What to do: Only the pictures are left out: repeat the rest of the entries exactly.

[Plotting code records]
'''
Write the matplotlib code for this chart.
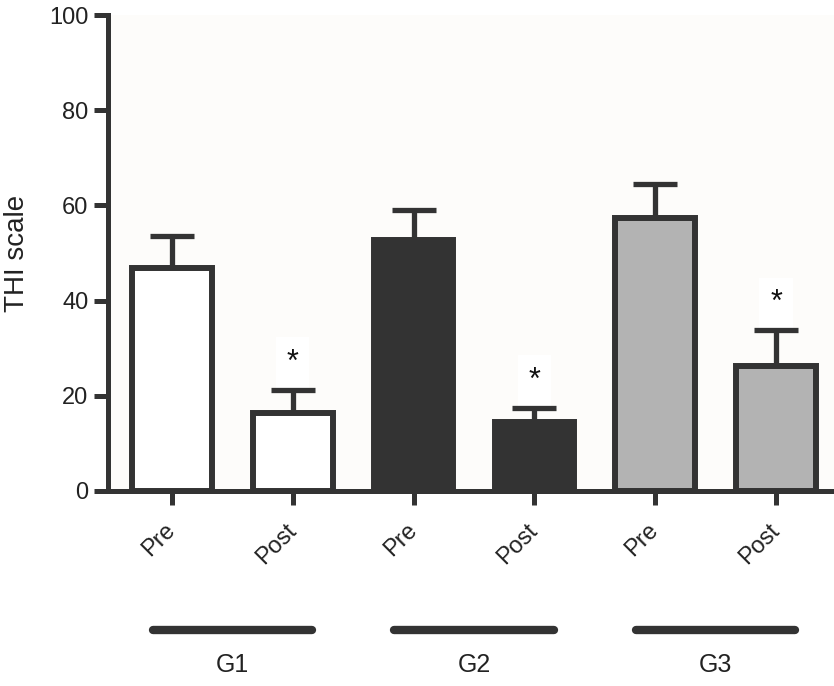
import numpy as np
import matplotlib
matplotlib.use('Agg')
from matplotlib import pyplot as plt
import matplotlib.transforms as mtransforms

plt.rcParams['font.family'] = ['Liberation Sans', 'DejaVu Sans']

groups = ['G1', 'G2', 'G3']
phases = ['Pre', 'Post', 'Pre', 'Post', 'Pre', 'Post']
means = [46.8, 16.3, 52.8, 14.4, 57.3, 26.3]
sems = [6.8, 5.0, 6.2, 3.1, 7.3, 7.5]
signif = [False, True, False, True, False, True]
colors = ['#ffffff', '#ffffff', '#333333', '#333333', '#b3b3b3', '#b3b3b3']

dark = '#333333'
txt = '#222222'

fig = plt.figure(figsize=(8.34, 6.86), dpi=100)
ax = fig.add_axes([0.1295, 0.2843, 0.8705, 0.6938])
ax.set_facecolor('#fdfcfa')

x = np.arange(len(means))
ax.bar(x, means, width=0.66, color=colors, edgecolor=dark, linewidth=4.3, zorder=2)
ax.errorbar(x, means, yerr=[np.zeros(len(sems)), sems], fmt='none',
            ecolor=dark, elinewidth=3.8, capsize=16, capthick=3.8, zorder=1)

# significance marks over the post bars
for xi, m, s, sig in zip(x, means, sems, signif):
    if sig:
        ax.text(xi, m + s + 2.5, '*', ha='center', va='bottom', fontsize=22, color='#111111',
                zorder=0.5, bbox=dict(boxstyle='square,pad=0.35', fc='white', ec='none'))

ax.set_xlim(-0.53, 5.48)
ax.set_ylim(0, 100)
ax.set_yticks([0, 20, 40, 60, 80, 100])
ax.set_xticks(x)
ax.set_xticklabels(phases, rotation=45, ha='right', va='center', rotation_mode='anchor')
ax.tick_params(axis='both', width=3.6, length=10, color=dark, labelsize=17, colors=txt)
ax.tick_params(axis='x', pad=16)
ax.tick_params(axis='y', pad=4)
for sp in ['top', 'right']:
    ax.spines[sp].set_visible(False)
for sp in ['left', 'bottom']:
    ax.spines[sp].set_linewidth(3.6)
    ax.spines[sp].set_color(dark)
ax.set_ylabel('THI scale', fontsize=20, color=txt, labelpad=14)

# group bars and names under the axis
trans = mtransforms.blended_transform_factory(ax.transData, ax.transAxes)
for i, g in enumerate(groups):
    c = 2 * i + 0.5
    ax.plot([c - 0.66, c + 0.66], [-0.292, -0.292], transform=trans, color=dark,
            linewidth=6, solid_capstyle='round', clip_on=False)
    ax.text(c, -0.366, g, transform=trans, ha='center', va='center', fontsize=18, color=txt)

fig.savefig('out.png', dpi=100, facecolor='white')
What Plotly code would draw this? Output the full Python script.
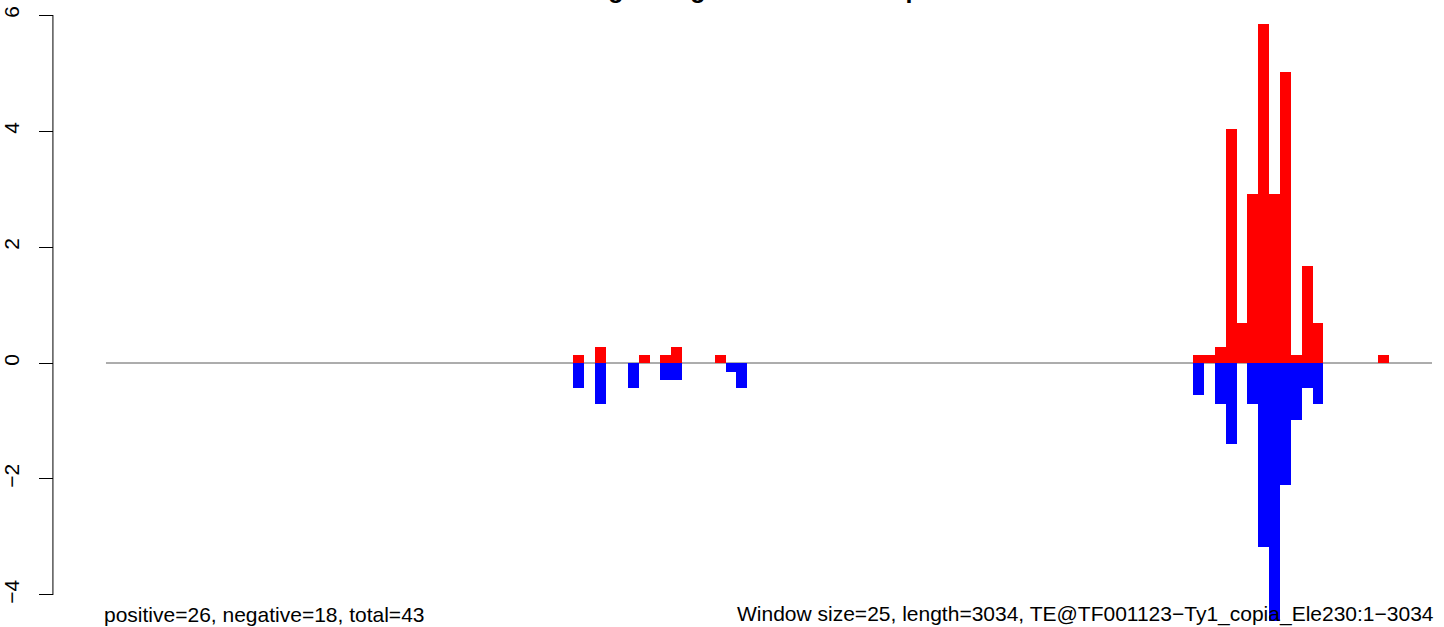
'''
Task output:
Write the matplotlib code for this chart.
import numpy as np
import matplotlib
matplotlib.use('Agg')
from matplotlib import pyplot as plt
import matplotlib.transforms as mtransforms

plt.rcParams['font.family'] = ['Liberation Sans', 'DejaVu Sans']

groups = ['G1', 'G2', 'G3']
phases = ['Pre', 'Post', 'Pre', 'Post', 'Pre', 'Post']
means = [46.8, 16.3, 52.8, 14.4, 57.3, 26.3]
sems = [6.8, 5.0, 6.2, 3.1, 7.3, 7.5]
signif = [False, True, False, True, False, True]
colors = ['#ffffff', '#ffffff', '#333333', '#333333', '#b3b3b3', '#b3b3b3']

dark = '#333333'
txt = '#222222'

fig = plt.figure(figsize=(8.34, 6.86), dpi=100)
ax = fig.add_axes([0.1295, 0.2843, 0.8705, 0.6938])
ax.set_facecolor('#fdfcfa')

x = np.arange(len(means))
ax.bar(x, means, width=0.66, color=colors, edgecolor=dark, linewidth=4.3, zorder=2)
ax.errorbar(x, means, yerr=[np.zeros(len(sems)), sems], fmt='none',
            ecolor=dark, elinewidth=3.8, capsize=16, capthick=3.8, zorder=1)

# significance marks over the post bars
for xi, m, s, sig in zip(x, means, sems, signif):
    if sig:
        ax.text(xi, m + s + 2.5, '*', ha='center', va='bottom', fontsize=22, color='#111111',
                zorder=0.5, bbox=dict(boxstyle='square,pad=0.35', fc='white', ec='none'))

ax.set_xlim(-0.53, 5.48)
ax.set_ylim(0, 100)
ax.set_yticks([0, 20, 40, 60, 80, 100])
ax.set_xticks(x)
ax.set_xticklabels(phases, rotation=45, ha='right', va='center', rotation_mode='anchor')
ax.tick_params(axis='both', width=3.6, length=10, color=dark, labelsize=17, colors=txt)
ax.tick_params(axis='x', pad=16)
ax.tick_params(axis='y', pad=4)
for sp in ['top', 'right']:
    ax.spines[sp].set_visible(False)
for sp in ['left', 'bottom']:
    ax.spines[sp].set_linewidth(3.6)
    ax.spines[sp].set_color(dark)
ax.set_ylabel('THI scale', fontsize=20, color=txt, labelpad=14)

# group bars and names under the axis
trans = mtransforms.blended_transform_factory(ax.transData, ax.transAxes)
for i, g in enumerate(groups):
    c = 2 * i + 0.5
    ax.plot([c - 0.66, c + 0.66], [-0.292, -0.292], transform=trans, color=dark,
            linewidth=6, solid_capstyle='round', clip_on=False)
    ax.text(c, -0.366, g, transform=trans, ha='center', va='center', fontsize=18, color=txt)

fig.savefig('out.png', dpi=100, facecolor='white')
What Plotly code would draw this? Output the full Python script.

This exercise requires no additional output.